= TASK OBJECTIVE =
Copy exactly, leaving out every image, the lines from the one with "Emit a Python" through the one with "plt.rcParams['mathtext.it'] = 'Lato'", inclusive.
═══ LISTED RECORDS
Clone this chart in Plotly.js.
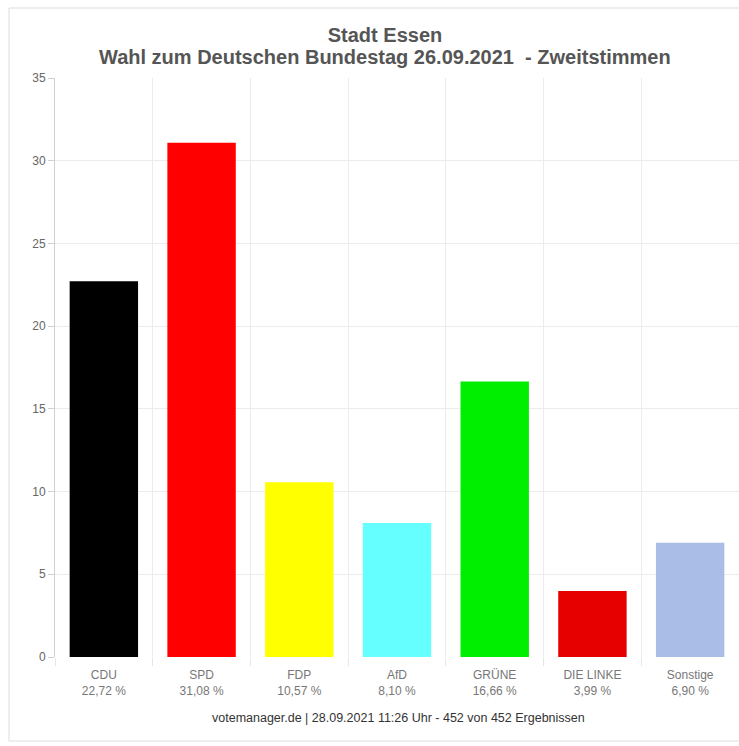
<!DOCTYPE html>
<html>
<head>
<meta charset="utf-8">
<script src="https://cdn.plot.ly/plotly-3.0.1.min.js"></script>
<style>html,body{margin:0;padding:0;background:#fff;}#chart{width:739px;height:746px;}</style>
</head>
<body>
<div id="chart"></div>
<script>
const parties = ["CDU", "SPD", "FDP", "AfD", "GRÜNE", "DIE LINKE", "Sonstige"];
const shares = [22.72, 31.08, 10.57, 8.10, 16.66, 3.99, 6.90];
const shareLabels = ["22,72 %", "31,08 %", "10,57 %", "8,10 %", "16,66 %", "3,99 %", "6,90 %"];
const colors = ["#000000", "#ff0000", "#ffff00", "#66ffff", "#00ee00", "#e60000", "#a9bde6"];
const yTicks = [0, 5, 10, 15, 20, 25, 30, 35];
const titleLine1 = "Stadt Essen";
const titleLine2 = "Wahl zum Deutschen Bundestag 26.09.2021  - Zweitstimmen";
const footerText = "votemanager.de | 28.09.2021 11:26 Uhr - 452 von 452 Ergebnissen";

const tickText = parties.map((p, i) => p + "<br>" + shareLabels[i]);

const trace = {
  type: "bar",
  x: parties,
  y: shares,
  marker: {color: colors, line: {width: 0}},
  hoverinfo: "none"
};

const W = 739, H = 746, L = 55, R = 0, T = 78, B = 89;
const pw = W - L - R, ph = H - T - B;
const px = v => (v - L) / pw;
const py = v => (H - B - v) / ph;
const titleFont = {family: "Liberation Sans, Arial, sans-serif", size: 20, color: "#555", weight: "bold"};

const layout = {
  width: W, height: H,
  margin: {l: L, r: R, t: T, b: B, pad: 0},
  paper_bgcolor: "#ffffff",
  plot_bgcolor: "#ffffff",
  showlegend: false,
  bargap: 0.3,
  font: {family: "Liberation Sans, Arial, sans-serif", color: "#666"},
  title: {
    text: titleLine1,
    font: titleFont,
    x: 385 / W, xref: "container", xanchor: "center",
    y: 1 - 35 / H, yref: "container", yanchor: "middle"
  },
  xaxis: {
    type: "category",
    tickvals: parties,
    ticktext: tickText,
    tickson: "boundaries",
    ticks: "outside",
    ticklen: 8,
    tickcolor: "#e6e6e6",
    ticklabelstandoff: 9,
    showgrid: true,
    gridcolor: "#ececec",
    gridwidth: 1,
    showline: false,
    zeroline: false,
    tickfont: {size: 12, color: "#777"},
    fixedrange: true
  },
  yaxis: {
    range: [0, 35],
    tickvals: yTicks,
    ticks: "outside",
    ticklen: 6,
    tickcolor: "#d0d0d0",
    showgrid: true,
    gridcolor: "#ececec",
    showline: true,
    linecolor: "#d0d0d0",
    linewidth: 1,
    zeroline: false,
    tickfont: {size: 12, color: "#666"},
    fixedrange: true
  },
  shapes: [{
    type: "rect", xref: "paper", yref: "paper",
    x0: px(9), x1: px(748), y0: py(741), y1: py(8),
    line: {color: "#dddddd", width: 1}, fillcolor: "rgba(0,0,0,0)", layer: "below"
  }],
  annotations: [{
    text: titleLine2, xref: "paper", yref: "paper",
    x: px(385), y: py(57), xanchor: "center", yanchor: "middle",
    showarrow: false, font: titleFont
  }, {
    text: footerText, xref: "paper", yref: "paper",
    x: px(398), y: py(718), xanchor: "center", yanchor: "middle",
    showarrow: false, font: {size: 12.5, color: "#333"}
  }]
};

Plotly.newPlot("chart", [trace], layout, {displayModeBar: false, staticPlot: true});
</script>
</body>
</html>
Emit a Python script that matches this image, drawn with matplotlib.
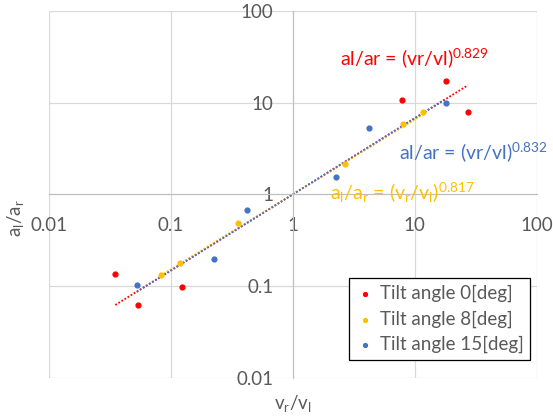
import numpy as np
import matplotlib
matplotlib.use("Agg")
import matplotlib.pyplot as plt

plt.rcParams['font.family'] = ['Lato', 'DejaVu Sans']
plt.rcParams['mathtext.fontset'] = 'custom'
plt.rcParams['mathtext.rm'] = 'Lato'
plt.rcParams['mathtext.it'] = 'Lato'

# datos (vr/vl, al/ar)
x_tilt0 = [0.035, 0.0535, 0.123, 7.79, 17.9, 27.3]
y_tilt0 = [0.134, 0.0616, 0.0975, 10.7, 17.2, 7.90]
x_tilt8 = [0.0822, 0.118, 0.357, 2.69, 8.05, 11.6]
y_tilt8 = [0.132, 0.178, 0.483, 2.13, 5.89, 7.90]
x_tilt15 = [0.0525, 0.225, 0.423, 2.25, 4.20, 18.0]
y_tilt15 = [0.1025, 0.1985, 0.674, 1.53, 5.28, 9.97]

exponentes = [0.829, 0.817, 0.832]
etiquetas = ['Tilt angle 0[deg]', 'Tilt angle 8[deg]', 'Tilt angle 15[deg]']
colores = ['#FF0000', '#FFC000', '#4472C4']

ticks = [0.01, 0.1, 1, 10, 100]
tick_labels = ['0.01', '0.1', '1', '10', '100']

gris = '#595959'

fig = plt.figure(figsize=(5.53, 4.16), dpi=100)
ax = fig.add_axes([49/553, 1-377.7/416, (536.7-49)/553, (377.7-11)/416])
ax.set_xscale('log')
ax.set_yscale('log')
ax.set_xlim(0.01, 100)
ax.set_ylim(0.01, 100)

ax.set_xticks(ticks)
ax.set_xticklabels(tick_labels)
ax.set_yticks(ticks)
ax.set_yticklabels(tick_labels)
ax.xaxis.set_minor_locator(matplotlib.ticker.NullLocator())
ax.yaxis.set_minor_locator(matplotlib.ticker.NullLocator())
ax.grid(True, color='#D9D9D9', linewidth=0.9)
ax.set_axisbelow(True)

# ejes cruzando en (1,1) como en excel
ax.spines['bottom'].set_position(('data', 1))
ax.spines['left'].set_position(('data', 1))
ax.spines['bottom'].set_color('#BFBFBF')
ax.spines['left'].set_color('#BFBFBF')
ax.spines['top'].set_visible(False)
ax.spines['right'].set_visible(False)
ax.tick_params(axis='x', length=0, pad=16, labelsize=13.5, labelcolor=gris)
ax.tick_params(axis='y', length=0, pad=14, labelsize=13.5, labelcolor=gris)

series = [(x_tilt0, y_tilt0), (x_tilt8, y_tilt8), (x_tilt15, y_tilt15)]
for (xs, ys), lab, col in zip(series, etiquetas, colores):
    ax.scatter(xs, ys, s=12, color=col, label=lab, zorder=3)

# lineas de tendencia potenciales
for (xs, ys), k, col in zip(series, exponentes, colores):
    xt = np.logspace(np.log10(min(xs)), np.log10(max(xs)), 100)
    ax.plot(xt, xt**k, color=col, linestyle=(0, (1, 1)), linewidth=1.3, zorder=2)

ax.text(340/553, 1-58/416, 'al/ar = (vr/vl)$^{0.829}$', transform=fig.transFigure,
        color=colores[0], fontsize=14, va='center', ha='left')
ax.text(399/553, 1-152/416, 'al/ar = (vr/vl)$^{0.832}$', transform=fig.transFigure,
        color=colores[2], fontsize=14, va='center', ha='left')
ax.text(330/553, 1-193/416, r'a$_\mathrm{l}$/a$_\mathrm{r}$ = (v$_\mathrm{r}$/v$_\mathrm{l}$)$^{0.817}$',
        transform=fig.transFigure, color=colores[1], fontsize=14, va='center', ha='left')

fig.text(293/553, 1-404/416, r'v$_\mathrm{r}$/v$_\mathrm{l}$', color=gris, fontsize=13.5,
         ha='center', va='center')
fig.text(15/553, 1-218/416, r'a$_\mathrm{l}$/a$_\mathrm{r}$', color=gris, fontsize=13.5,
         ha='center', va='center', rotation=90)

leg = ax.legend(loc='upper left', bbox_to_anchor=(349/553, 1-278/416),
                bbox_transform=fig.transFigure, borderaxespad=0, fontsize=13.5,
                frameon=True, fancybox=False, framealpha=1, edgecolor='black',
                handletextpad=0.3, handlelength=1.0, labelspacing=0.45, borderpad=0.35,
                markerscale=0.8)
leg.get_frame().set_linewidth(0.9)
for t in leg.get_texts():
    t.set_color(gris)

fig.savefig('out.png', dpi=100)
══════
= RESULT OF THE TASK =
Emit a Python script that matches this image, drawn with matplotlib.
import numpy as np
import matplotlib
matplotlib.use("Agg")
import matplotlib.pyplot as plt

plt.rcParams['font.family'] = ['Lato', 'DejaVu Sans']
plt.rcParams['mathtext.fontset'] = 'custom'
plt.rcParams['mathtext.rm'] = 'Lato'
plt.rcParams['mathtext.it'] = 'Lato'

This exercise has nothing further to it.